TEPCO has begun injecting decontaminated water into units 1, 2 and 3 of the Fukushima Daiichi nuclear power plant. The start of closed-loop cooling water circulation is a major breakthrough for the site, which has been producing hundreds of tons of contaminated water per week to compensate for the reactors' decay heat.
The decontaminated water comes from a newly installed treatment system. Currently, a total of 13 m3/hr of treated water is being injected: 3.5m3 for each of units 1 and 2, and 9m3 for unit 3. (In addition, 3m3/hr of water is pumped from the existing water source, the filtrate water tank). Both units 2 and 3 (though not unit 1), are returning water to the system via the centralised radioactive waste treatment facility tanks.

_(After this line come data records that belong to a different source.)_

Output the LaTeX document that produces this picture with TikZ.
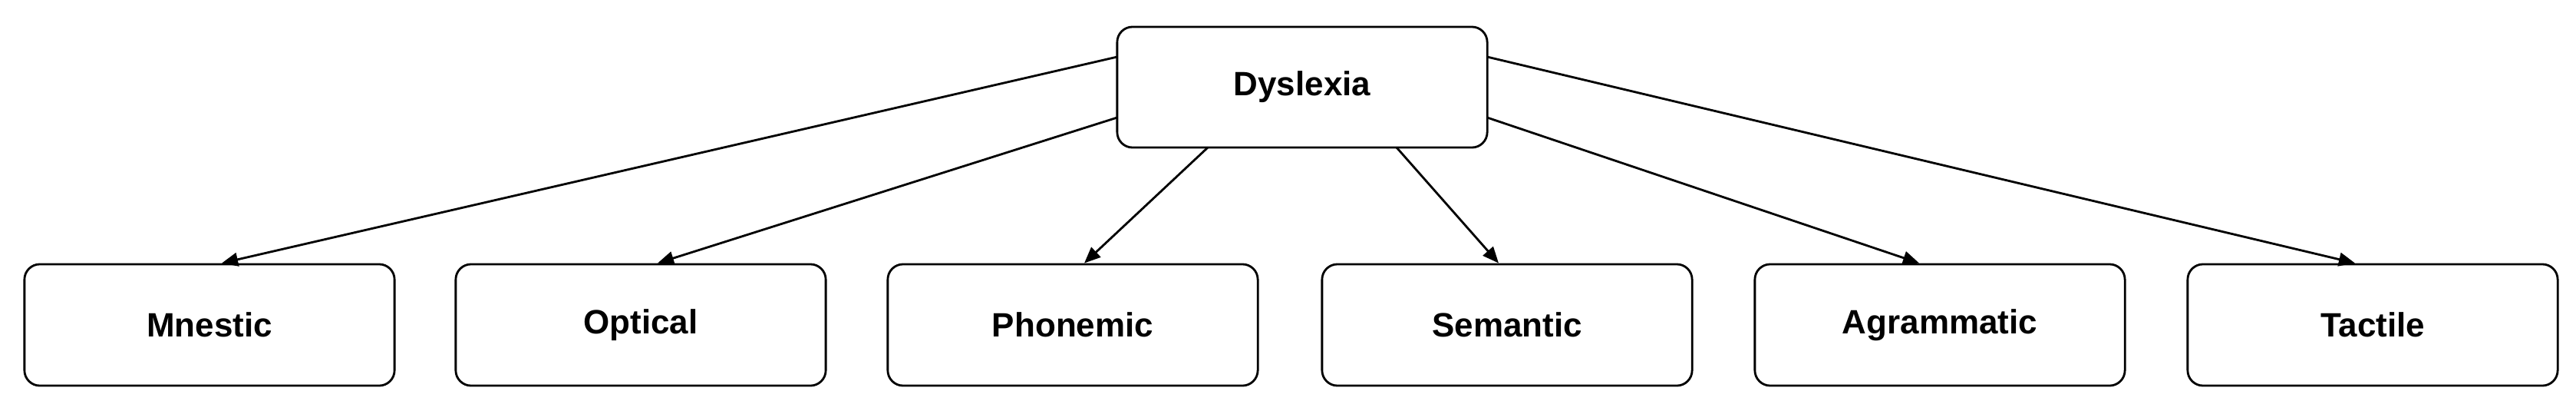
\documentclass[tikz,border=0pt]{standalone}
\usepackage{fontspec}
\setmainfont{Liberation Sans}
\usetikzlibrary{arrows.meta}
\begin{document}
\begin{tikzpicture}[x=0.01cm,y=-0.01cm,
  box/.style={draw,rounded corners=0.2cm,line width=0.8pt,inner sep=0pt,font=\fontsize{12.5}{15}\selectfont\bfseries},
  arr/.style={line width=0.8pt,-{Triangle[length=6pt,width=5pt]}}]
\useasboundingbox (0,0) rectangle (3357,521);
\node[box,minimum width=4.82cm,minimum height=1.57cm] (d) at (1697,113.5) {Dyslexia};
\foreach \n/\t/\x in {m/Mnestic/273,o/Optical/835,p/Phonemic/1398,s/Semantic/1964,a/Agrammatic/2528,t/Tactile/3092}{
  \node[box,minimum width=4.82cm,minimum height=1.58cm] (\n) at (\x,423) {\t};
}
\coordinate (d1) at (1456,74);
\coordinate (d2) at (1456,153);
\coordinate (d3) at (1574,192);
\coordinate (d4) at (1820,192);
\coordinate (d5) at (1938,153);
\coordinate (d6) at (1938,74);
\draw[arr] (d1) -- (m.north -| 289,0);
\draw[arr] (d2) -- (o.north -| 857,0);
\draw[arr] (d3) -- (p.north -| 1413,0);
\draw[arr] (d4) -- (s.north -| 1953,0);
\draw[arr] (d5) -- (a.north -| 2501,0);
\draw[arr] (d6) -- (t.north -| 3069,0);
\end{tikzpicture}
\end{document}
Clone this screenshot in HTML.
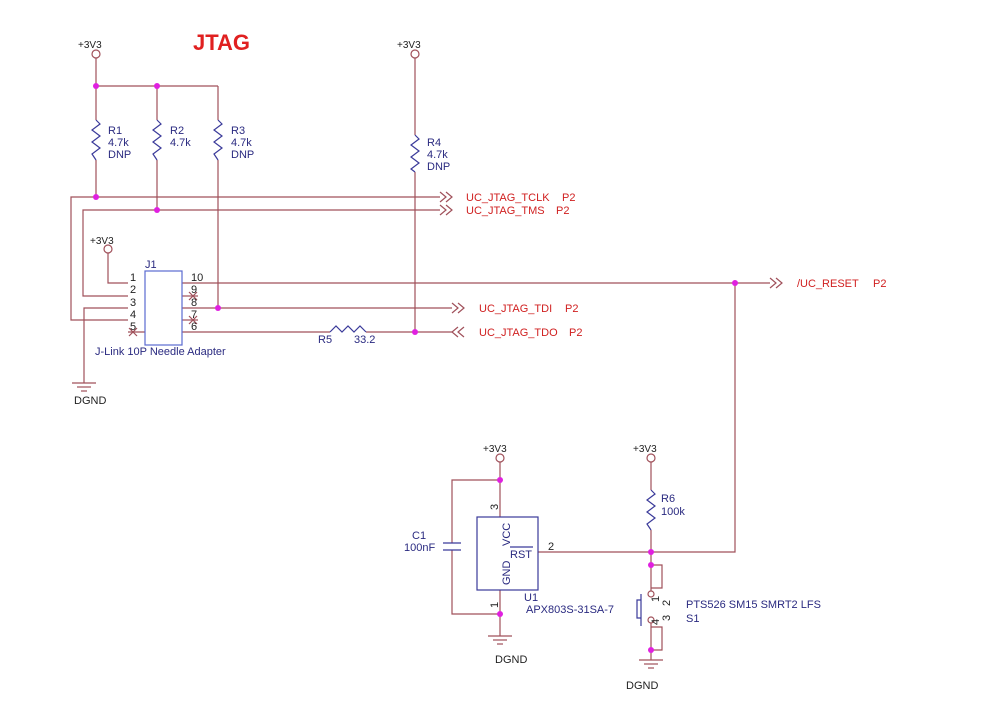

Unit 3 is receiving more cooling water because it is likely the hottest reactor. According to new temperature data, unit 3 feedwater nozzle temperature was 154.6°C, RPV temperature of 129.1°C as of 27 June. Unit 1 readings were 115.9°C and 100.8°C; unit 2 readings were 109.7°C and 119.5°C, respectively.
Tepco has confirmed that since the treatment system started up on 17 June it has been removing more than 99.99% of caesium; it expects it has a decontamination factor of 10,000-100,000. Over its first three days of operation, it filtered 2500 tons of water.
A sample of unit 1 spent fuel pond water has found higher-than-normal levels of activity - it contains about 1.8 million times as much caesium 137 as before the incident. However, TEPCO concludes that the majority of the fuel in unit 1 is undamaged, and the radioactivity came from external sources, such as contaminated steam and dust.